# FCG rig and ghost for less than $50



## Hauntiholik (May 17, 2006)

I made this rig last year. I picked up a disco ball motor for $9.99 plus shipping.

wood - $10
screws - free (left over from my cemetery columns project)
washer - < $1
3 utility zipper pull hooks - < $1
fishing line - free (already had)
nuts - < $2
aluminum scrap - free
3 eye screws < $1

The disco ball motor specifications:
Power: 110V AC • Motor speed: 5 RPM • Weight capacity: 25 lbs.

FCG Motor1
FCG Motor2
FCG Motor3
FCG Washer
FCG Standoffs

I don't have a write up on this.

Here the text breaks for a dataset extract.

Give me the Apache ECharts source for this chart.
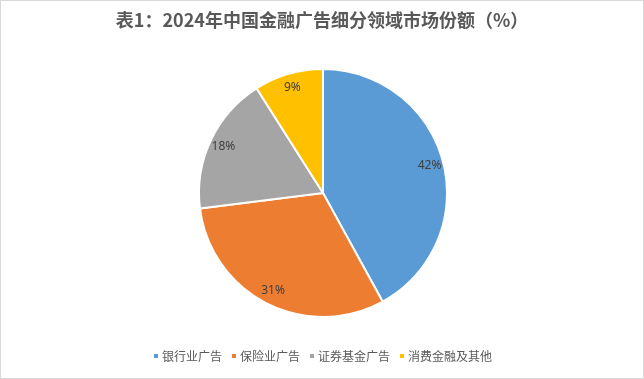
<!DOCTYPE html>
<html><head><meta charset="utf-8">
<script src="https://cdn.jsdelivr.net/npm/echarts@6/dist/echarts.min.js"></script>
<style>html,body{margin:0;padding:0;background:#fff}
#c{position:absolute;left:0;top:0;width:642px;height:377px;border:1px solid #d9d9d9}</style>
</head><body><div id="c"></div>
<script>
const categories = ['银行业广告','保险业广告','证券基金广告','消费金融及其他'];
const values = [42, 31, 18, 9];
const colors = ['#5B9BD5','#ED7D31','#A5A5A5','#FFC000'];
const titleText = '表1：2024年中国金融广告细分领域市场份额（%）';

const chart = echarts.init(document.getElementById('c'));
const data = categories.map((n,i)=>({name:n, value:values[i], itemStyle:{color:colors[i]}}));
chart.setOption({
  animation:false,
  title:{text:titleText,left:'center',top:5,textStyle:{fontFamily:'Noto Sans CJK SC',fontSize:18,fontWeight:'bold',color:'#595959'}},
  legend:{bottom:11,left:'center',itemWidth:6,itemHeight:6,itemGap:8,icon:'rect',
    textStyle:{fontFamily:'Noto Sans CJK SC',fontSize:12,color:'#595959',padding:[0,0,0,-2]},
    data:categories},
  series:[
    {type:'pie',center:[322,192],radius:[0,124],startAngle:90,clockwise:true,
     itemStyle:{borderColor:'#fff',borderWidth:2},label:{show:false},labelLine:{show:false},
     silent:true,data:data},
    {type:'pie',center:[322,192],radius:[90,124],startAngle:90,clockwise:true,
     itemStyle:{color:'transparent',borderWidth:0},silent:true,legendHoverLink:false,
     label:{show:true,position:'inside',formatter:p=>p.value+'%',fontFamily:'Noto Sans',fontSize:12,color:'#404040'},
     labelLine:{show:false},
     data:categories.map((n,i)=>({name:n+' ',value:values[i]}))}
  ]
});
</script></body></html>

If you have any questions I'd be happy to answer them. The aluminum parts were made on a lathe with scrap metal. The stand offs were needed to make sure the fishing line did not get caught up in the threaded line.

The important piece is the bit of aluminum that attaches the threaded rod to the shaft of the motor. The motor shaft had a pre-drilled hole that held a cotter pin. The pin was removed and a screw was drilled through the aluminum to lock it in place. Another hole was drilled to accept the threaded rod and 4 nuts were used to lock it in place and keep the rod from turning.

Ghost:
wig head - $4
metal coat hangers - free
cheese cloth - $8
rit whitener - $5

blacklight - already had one but they were about $10 at walmart

FCG Ghost in normal light
FCG with blacklight


----------



## Don Givens (Dec 2, 2008)

I plan on making one or more of these this year and your pics and notes will help. Thanks.


----------



## Sickie Ickie (Jun 20, 2006)

thanks for this post. It helps understand this a lot.


----------